Observability Platform (plumbing + paved roads)
Reliability Practice (SLOs, budgets, incident, readiness)

30 days — clarity

Pick Top-5 services. Draft SLIs/SLOs and wire burn-rate alerts.
Kill noisy “CPU 95%” pages; keep them as tickets, not pages.
Add rollback to every deployment path.

60 days — control

Enforce error-budget gates (auto-freeze on fast burn).
Create a one-page Production Readiness checklist.
Start blameless postmortems with action SLAs.

90 days — scale

Expand SLO/error budgets to Top-20 services.
Run monthly game-days.
Track SLO coverage %, MTTR, toil %, and rollback rate.

How to interview for 3-in-1 (signals that cross titles)

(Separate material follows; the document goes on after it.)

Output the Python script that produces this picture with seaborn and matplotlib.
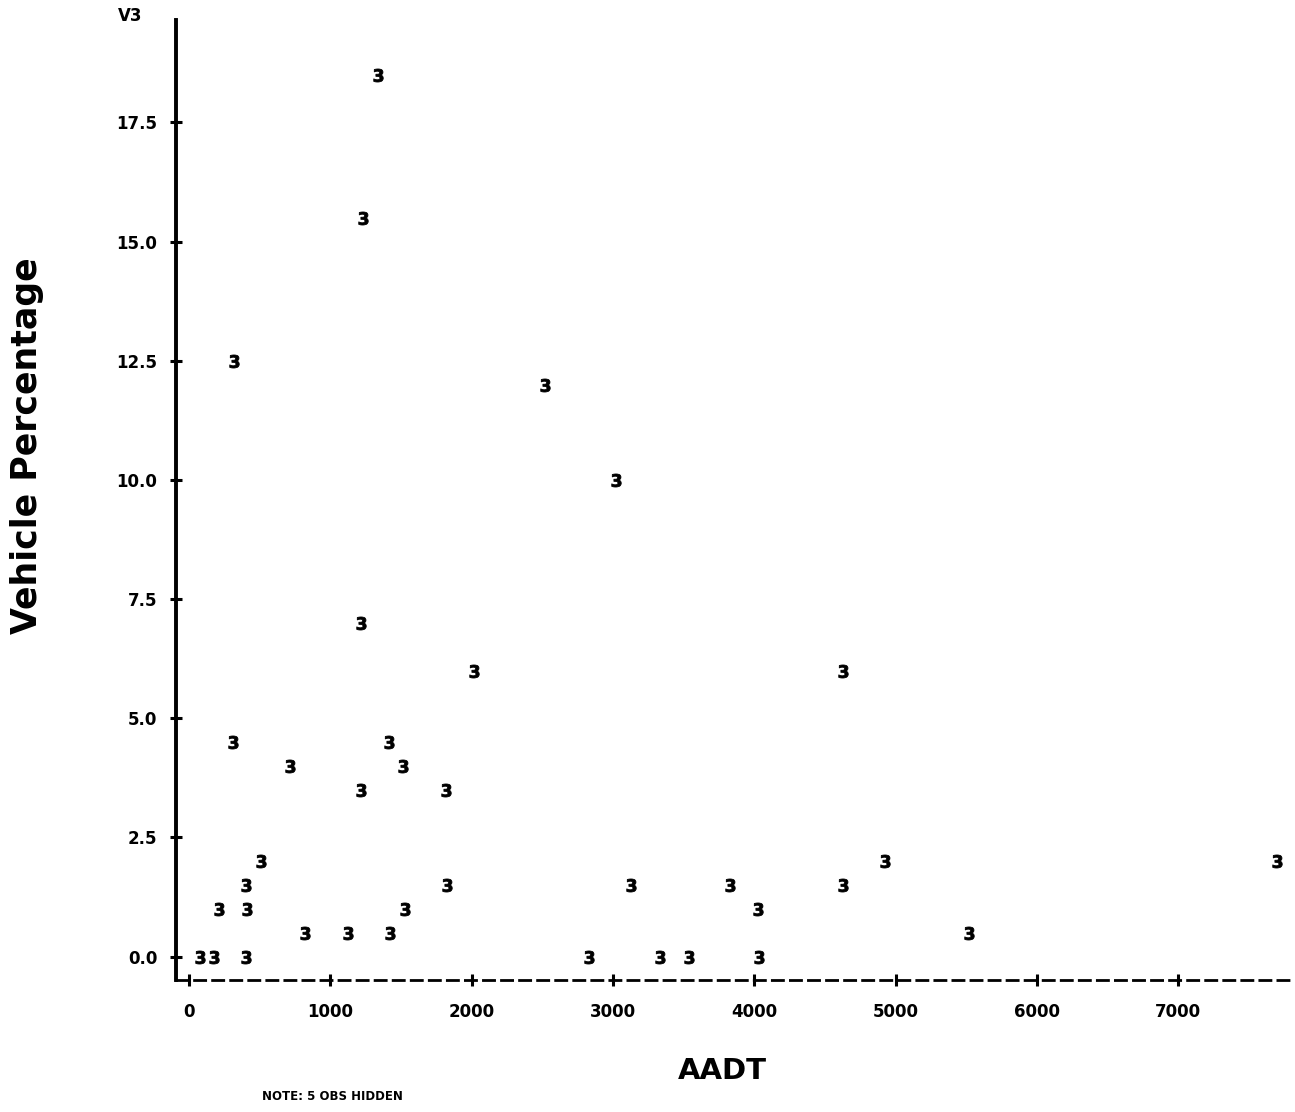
import matplotlib
matplotlib.use("Agg")
import matplotlib.pyplot as plt
from matplotlib import font_manager
import seaborn as sns
import pandas as pd

# AADT (x) and vehicle percentage (y) for each plotted "3"
aadt = [1335, 1229, 316, 2515, 3022, 1218, 2013, 4624, 314, 1411,
        715, 1515, 1215, 1817, 507, 406, 4924, 7698, 1822, 3124,
        3825, 4624, 212, 411, 1529, 4027, 819, 1123, 1421, 5518,
        80, 179, 406, 2827, 3329, 3534, 4029]
pct = [18.5, 15.5, 12.5, 12.0, 10.0, 7.0, 6.0, 6.0, 4.5, 4.5,
       4.0, 4.0, 3.5, 3.5, 2.0, 1.5, 2.0, 2.0, 1.5, 1.5,
       1.5, 1.5, 1.0, 1.0, 1.0, 1.0, 0.5, 0.5, 0.5, 0.5,
       0.0, 0.0, 0.0, 0.0, 0.0, 0.0, 0.0]

x_ticks = [0, 1000, 2000, 3000, 4000, 5000, 6000, 7000]
y_ticks = [0.0, 2.5, 5.0, 7.5, 10.0, 12.5, 15.0, 17.5]

df = pd.DataFrame({"AADT": aadt, "V3": pct})

sns.set_style("white")
plt.rcParams["font.family"] = ["DejaVu Sans"]
plt.rcParams["font.weight"] = "bold"
plt.rcParams["text.color"] = "black"
plt.rcParams["axes.labelcolor"] = "black"

names = {f.name for f in font_manager.fontManager.ttflist}
narrow = "Liberation Sans Narrow" if "Liberation Sans Narrow" in names else "DejaVu Sans"

fig = plt.figure(figsize=(12.95, 11.12), dpi=100)
ax = fig.add_axes([0.1361, 0.1183, 0.8639, 0.8634])

sns.scatterplot(data=df, x="AADT", y="V3", marker=r"$\mathbf{3}$", s=88,
                color="black", edgecolor="black", linewidth=0.6, ax=ax,
                legend=False, clip_on=False)

ax.set_xlim(-91, 7825)
ax.set_ylim(-0.5, 19.64)

ax.set_xticks(x_ticks)
ax.set_xticklabels([str(v) for v in x_ticks])
ax.set_yticks(y_ticks)
ax.set_yticklabels(["%.1f" % v for v in y_ticks])

for s in ["top", "right"]:
    ax.spines[s].set_visible(False)
ax.spines["left"].set_linewidth(2.8)
ax.spines["left"].set_color("black")
ax.spines["bottom"].set_linewidth(2.0)
ax.spines["bottom"].set_color("black")
ax.spines["bottom"].set_linestyle((0, (4, 2.5)))

ax.tick_params(axis="both", which="major", bottom=True, left=True,
               direction="inout", length=9, width=2.2, color="black",
               labelsize=12, labelcolor="black")
ax.tick_params(axis="y", pad=9)
ax.tick_params(axis="x", pad=12)
for lab in ax.get_xticklabels() + ax.get_yticklabels():
    lab.set_fontweight("bold")

ax.set_xlabel("AADT", fontsize=21, fontweight="bold", color="black")
ax.xaxis.set_label_coords((722 - 176) / 1119, -(1057 - 980) / 960)
ax.set_ylabel("Vehicle Percentage", fontsize=25, fontweight="heavy",
              color="black")
ax.yaxis.set_label_coords(-(176 - 44) / 1119, (980 - 445) / 960)

fig.text(130 / 1295, 1 - 16 / 1112, "V3", fontsize=12, fontweight="bold",
         ha="center", va="center", color="black")
fig.text(262 / 1295, 1 - 1097 / 1112, "NOTE: 5 OBS HIDDEN", fontsize=8.5,
         fontweight="bold", family=[narrow], ha="left", va="center",
         color="black")

fig.savefig("out.png", dpi=100, facecolor="white")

Show me a Terraform/Helm change that prevented an outage rather than fixed one.
Live task: take a 10-step runbook; ship a one-click job with retries and idempotency.
Whiteboard: draw traffic, identity, and failure domains for a multi-AZ service; mark where you’d place SLOs.
Evidence: a postmortem whose actions changed policy (alerts, rollout gates), not only code.
Restore proof: produce logs/screenshots/CLI showing a timed restore within RPO/RTO.

The hiring message for your JD or deck

We hire capabilities, not titles. The work historically done by a senior systems administrator already spans today’s “Sysadmin,” “DevOps,” and “SRE.” The only material addition in SRE is the explicit contract—SLIs/SLOs and error budgets—that governs change. We assess candidates across capability lanes (declarative config, automation/toil reduction, OS+perf, networking, day-2 ops, observability, CI/CD, incident, SLOs/error budgets, and 24x365 leadership) and place them where they deliver the most leverage.